How do you feel about the environmental impact of using disposable chopsticks?
- I don’t believe it’s a problem at all.
- I believe it is a problem but I don’t feel like doing anything about it.
- I believe it’s a problem and that’s why I bring my own chopsticks with me instead of using disposables.
- I’ve been feeling guilty and intend to use reusables more in the future.
- The issue never occurred to me (never heard of it) before, but now that you mention it I intend to use reusables more.

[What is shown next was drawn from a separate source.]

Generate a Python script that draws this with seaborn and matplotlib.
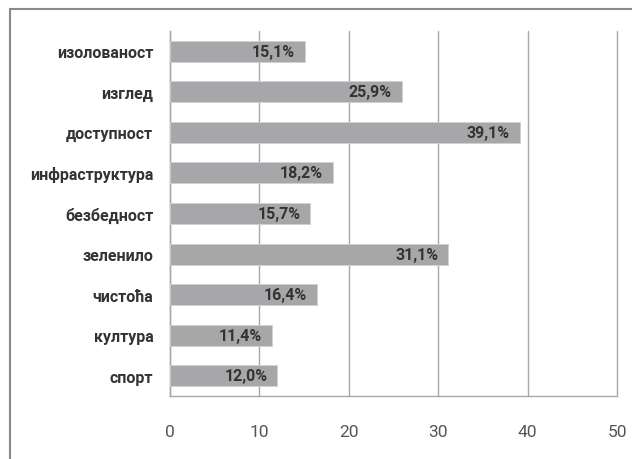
import matplotlib
matplotlib.use('Agg')
import matplotlib.pyplot as plt
import seaborn as sns
import pandas as pd
from matplotlib.lines import Line2D

categories = ['изолованост', 'изглед', 'доступност', 'инфраструктура', 'безбедност',
              'зеленило', 'чистоћа', 'култура', 'спорт']
values = [15.1, 25.9, 39.1, 18.2, 15.7, 31.1, 16.4, 11.4, 12.0]
x_ticks = [0, 10, 20, 30, 40, 50]

sns.set_style('white')
plt.rcParams['font.family'] = ['Roboto', 'DejaVu Sans']

df = pd.DataFrame({'category': categories, 'value': values})

fig = plt.figure(figsize=(6.32, 4.60), dpi=100)
ax = fig.add_axes([170 / 632, 1 - 397 / 460, 447 / 632, 365 / 460])

sns.barplot(data=df, x='value', y='category', orient='h', color='#a7a7a9',
            width=0.52, edgecolor='#d0d0d2', linewidth=0.6, ax=ax, zorder=3)

ax.set_xlim(0, 50)
ax.set_xticks(x_ticks)
ax.set_xticklabels([str(t) for t in x_ticks], fontsize=12.5, color='#555555')
ax.tick_params(axis='x', length=0, pad=20)
ax.tick_params(axis='y', length=0, pad=12)
for lab in ax.get_yticklabels():
    lab.set_fontsize(11.5)
    lab.set_fontweight('bold')
    lab.set_color('#333333')
ax.set_xlabel('')
ax.set_ylabel('')

ax.grid(axis='x', color='#a8a8a8', linewidth=1.0, zorder=0)
for line in ax.get_xgridlines():
    line.set_clip_on(False)
for side in ['top', 'right']:
    ax.spines[side].set_visible(False)
for side in ['left', 'bottom']:
    ax.spines[side].set_color('#a8a8a8')
    ax.spines[side].set_linewidth(1.0)

for i, v in enumerate(values):
    ax.annotate(f'{v:.1f}%'.replace('.', ','), xy=(v, i), xytext=(-7, 0),
                textcoords='offset points', ha='right', va='center',
                fontsize=11.5, fontweight='bold', color='#333333', zorder=4)

# outer chart border (top and left edges visible)
fig.add_artist(Line2D([10.5 / 632, 10.5 / 632], [0, 1 - 10 / 460],
                      transform=fig.transFigure, color='#8a8a8a', linewidth=1.5))
fig.add_artist(Line2D([10 / 632, 1], [1 - 10 / 460, 1 - 10 / 460],
                      transform=fig.transFigure, color='#8a8a8a', linewidth=1.5))

fig.savefig('out.png', dpi=100)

Where I lived back home, lots of people biked instead of driving, packed their groceries into a reusable bag and had the motto “reduce, reuse, recycle” committed to memory. It was also well known in such circles that the use of disposable chopsticks is seriously deforesting the earth and any decent person should use reusable chopsticks. . . or at least tell other people they should. That was widely known. So I’m a little surprised that no one has mentioned the subject on forumosa.
Were you aware of these types of stories:
motherjones.com/news/outfron … liner.html
[quote]It was only in the mid-1980s that disposable chopsticks, mass- produced from birch or poplar, appeared in China, long after Japan, South Korea and Hong Kong had begun using them. The Chinese government promoted their use to fight communicable disease and, at one point, required restaurants in various cities to use them.

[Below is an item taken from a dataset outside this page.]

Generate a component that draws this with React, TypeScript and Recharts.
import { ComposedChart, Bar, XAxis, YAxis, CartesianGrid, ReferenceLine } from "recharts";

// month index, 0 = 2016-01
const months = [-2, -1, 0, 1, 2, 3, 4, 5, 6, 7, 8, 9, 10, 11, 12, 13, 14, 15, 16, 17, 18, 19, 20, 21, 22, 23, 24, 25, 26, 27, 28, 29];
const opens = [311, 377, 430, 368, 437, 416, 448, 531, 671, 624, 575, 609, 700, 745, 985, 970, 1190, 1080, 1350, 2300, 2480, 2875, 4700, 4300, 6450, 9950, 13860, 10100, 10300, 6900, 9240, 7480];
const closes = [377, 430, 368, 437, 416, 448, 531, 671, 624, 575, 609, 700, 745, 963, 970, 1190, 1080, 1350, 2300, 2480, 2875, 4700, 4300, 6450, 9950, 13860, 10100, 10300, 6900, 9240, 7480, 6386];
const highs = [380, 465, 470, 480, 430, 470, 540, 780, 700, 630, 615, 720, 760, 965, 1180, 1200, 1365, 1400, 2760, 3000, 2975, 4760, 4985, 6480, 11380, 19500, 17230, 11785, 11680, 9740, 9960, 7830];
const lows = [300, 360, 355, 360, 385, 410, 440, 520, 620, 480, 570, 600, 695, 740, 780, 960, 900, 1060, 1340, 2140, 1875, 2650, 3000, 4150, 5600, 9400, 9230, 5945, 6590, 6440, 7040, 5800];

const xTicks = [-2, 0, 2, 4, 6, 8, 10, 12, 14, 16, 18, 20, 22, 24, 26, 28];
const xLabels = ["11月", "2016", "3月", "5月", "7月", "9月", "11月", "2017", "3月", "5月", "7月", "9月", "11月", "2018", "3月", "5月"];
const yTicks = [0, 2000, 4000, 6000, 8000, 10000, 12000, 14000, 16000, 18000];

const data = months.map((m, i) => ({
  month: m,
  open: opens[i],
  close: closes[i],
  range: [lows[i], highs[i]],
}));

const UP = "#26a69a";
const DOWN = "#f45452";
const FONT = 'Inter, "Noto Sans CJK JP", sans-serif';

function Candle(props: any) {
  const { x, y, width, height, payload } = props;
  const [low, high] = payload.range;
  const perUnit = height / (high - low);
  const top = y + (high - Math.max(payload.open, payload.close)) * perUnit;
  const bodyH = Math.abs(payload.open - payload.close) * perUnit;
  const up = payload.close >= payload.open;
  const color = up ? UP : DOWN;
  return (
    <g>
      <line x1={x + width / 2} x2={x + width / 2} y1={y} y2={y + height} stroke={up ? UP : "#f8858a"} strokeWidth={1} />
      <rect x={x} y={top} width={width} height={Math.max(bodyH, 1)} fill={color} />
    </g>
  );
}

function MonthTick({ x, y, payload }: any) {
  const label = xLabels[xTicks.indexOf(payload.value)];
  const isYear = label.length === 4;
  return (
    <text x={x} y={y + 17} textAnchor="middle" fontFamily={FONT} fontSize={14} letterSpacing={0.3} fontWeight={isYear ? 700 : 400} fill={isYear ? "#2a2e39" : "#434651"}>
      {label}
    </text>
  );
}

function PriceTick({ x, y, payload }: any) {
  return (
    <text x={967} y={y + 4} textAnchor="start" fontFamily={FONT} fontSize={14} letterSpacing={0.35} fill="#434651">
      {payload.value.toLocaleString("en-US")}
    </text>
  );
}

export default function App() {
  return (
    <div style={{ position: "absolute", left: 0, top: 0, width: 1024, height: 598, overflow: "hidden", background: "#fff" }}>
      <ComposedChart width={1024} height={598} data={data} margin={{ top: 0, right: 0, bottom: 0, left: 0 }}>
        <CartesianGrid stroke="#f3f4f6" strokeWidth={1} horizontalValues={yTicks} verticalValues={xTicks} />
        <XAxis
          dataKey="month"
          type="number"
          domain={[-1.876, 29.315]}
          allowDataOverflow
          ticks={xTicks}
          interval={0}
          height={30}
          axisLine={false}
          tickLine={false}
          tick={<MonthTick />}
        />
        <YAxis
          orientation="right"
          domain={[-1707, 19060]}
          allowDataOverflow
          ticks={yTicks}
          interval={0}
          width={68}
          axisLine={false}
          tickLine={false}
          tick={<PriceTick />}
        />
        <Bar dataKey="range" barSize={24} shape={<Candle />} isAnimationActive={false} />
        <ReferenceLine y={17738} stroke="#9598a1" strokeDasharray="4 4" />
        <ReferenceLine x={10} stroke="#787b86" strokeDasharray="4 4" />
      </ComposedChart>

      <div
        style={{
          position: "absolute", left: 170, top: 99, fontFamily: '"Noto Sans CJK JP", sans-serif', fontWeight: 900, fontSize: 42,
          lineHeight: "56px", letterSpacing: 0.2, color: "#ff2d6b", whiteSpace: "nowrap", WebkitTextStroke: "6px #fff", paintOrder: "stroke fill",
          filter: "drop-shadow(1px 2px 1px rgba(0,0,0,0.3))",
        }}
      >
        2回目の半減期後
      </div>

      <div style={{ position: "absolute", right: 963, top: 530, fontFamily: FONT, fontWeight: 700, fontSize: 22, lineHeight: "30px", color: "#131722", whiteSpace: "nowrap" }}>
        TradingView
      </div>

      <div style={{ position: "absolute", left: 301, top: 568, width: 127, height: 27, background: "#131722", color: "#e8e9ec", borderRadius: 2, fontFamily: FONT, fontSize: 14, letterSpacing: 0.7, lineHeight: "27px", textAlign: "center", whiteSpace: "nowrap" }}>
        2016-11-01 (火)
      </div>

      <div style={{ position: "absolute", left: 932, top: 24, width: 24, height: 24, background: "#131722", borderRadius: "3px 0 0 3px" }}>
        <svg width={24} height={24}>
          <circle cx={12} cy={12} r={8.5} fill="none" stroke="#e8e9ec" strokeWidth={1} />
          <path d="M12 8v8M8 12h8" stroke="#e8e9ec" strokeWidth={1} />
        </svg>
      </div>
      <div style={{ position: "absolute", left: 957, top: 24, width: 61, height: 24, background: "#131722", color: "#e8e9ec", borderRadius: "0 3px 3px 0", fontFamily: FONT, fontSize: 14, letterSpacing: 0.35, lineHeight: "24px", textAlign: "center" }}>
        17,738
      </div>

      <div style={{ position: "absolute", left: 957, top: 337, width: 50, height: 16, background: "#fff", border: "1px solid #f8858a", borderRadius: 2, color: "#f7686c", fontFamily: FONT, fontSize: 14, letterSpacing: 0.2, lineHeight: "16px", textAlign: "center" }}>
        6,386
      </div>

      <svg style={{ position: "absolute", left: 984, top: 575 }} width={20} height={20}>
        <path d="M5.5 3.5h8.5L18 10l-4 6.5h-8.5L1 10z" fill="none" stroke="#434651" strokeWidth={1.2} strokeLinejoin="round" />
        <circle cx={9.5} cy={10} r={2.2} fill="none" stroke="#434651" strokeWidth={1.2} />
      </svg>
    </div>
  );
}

The chopsticks gained in popularity as market reforms fueled an economic boom in China. Higher incomes and busier lifestyles meant more people eating out, more restaurants – and more chopsticks. The reforms also spurred millions of peasants to move to the cities; these migrants often survive on take-out meals sold in Styrofoam boxes – each with a pair of one-time chopsticks.
China now produces and discards more than 45 billion pairs of disposable chopsticks every year, cutting down as many as 25 million trees in the process, according to government statistics. Another 15 billion pairs are exported to Japan, South Korea and other countries. At the current rate of timber use, environmentalists warn, China will consume its remaining forests in about a decade.[/quote]
hartford-hwp.com/archives/55/222.html
forests.org/archive/asia/shbanson.htm
[quote]Every second, a football field sized chunk of lush tropical rainforest is gone forever. Every year, we lose another 20 million acres. . .
The United States is the world’s number one importer of processed tropical timber. We see teak, mahogany, and other rainforest hardwoods almost every day in doors, tables, desks, bookshelves, disposable chopsticks, houses and sometimes even our paper. The developed world’s huge demand for exotic timber is wiping out tropical rainforests all over the world.[/quote]
yesworld.org/info/rainforest.htm
How do you feel about disposable chopsticks?